SUPPLIED MATERIAL:

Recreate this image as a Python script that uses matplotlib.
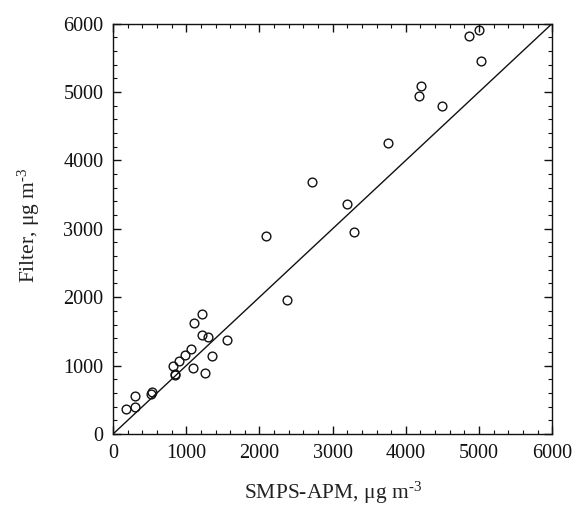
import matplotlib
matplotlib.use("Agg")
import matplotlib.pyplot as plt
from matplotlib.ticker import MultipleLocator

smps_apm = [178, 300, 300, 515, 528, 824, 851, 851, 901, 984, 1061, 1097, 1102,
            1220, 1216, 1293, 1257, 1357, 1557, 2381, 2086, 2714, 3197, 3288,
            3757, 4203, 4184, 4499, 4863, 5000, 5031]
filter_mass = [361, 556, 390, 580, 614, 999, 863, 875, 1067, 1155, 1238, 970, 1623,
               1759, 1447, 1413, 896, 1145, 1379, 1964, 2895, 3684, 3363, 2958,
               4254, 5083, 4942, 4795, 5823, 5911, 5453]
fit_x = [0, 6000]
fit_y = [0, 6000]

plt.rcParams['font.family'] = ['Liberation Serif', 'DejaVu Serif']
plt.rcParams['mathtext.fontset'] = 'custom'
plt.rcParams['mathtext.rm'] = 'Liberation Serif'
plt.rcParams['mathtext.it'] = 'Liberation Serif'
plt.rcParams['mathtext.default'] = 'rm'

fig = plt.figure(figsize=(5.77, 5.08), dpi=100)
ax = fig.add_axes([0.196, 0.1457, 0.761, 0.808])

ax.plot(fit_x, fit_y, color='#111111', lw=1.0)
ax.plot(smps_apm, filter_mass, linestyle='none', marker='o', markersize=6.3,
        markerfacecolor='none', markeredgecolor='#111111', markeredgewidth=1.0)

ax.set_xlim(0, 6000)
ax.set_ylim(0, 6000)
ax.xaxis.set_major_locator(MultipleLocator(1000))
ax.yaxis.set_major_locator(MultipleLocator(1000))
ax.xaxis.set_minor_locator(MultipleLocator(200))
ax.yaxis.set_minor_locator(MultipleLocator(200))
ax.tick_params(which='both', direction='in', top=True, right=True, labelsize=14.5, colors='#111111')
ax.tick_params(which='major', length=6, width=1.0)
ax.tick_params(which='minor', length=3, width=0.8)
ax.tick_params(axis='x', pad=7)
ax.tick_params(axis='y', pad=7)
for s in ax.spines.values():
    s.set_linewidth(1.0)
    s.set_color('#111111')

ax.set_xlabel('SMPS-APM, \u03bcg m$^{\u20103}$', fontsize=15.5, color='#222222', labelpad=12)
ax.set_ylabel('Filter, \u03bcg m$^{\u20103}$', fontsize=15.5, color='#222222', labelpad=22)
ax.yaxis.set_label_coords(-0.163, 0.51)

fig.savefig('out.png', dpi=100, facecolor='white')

...

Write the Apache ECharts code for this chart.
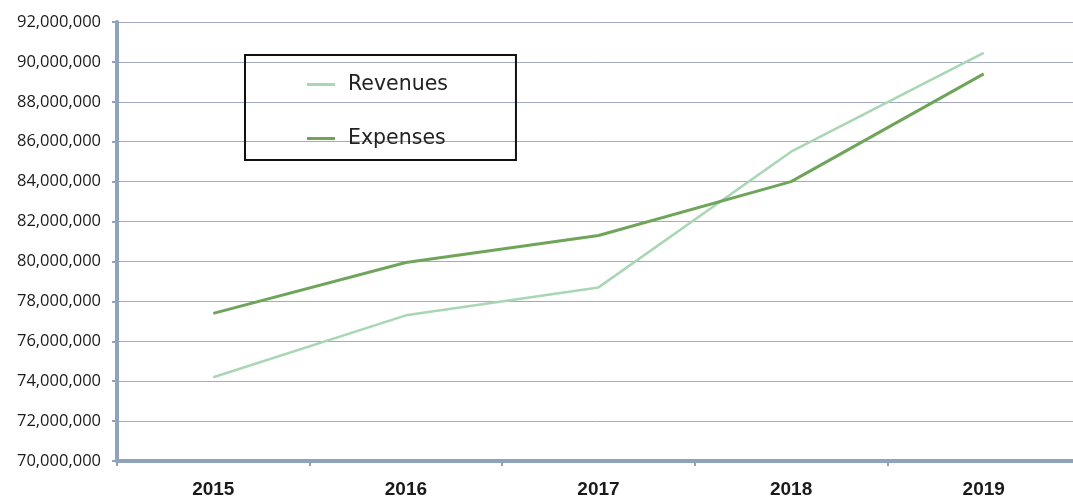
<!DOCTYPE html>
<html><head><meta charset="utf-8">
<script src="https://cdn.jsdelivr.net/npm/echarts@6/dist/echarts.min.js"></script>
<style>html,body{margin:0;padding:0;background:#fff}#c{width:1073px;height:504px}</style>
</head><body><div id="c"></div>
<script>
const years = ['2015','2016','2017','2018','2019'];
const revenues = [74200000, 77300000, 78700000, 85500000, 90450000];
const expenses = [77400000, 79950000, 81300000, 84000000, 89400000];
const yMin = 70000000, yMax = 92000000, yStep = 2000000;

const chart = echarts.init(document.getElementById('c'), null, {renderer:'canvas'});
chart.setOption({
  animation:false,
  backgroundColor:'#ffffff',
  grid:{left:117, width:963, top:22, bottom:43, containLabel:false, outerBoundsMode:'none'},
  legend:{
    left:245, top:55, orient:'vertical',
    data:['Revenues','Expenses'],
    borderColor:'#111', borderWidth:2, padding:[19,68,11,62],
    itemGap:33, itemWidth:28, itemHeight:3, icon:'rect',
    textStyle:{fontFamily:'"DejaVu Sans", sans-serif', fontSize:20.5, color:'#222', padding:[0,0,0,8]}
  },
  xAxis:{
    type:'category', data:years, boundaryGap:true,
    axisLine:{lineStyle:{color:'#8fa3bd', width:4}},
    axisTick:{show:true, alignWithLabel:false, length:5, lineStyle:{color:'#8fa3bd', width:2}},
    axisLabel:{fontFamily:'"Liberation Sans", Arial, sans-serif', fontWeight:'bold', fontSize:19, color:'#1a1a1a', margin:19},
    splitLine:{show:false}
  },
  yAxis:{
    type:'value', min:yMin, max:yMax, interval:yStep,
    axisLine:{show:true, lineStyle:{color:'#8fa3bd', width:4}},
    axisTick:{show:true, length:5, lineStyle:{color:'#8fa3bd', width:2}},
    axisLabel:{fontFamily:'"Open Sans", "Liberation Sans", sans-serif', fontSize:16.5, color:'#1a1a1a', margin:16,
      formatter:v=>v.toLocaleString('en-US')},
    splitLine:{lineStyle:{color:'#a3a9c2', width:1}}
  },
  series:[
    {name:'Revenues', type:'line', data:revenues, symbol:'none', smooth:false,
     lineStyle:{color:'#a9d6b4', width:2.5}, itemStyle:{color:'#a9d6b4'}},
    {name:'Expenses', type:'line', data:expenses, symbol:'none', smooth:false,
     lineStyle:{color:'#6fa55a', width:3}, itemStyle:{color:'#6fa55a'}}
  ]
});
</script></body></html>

WHAT THE TASK ASKS: In the listing above, find the line with "Recreate this image" and the line with "from matplotlib.ticker import MultipleLocator". Set down both and every line between them, minus the pictures.

IN RESPONSE:
Recreate this image as a Python script that uses matplotlib.
import matplotlib
matplotlib.use("Agg")
import matplotlib.pyplot as plt
from matplotlib.ticker import MultipleLocator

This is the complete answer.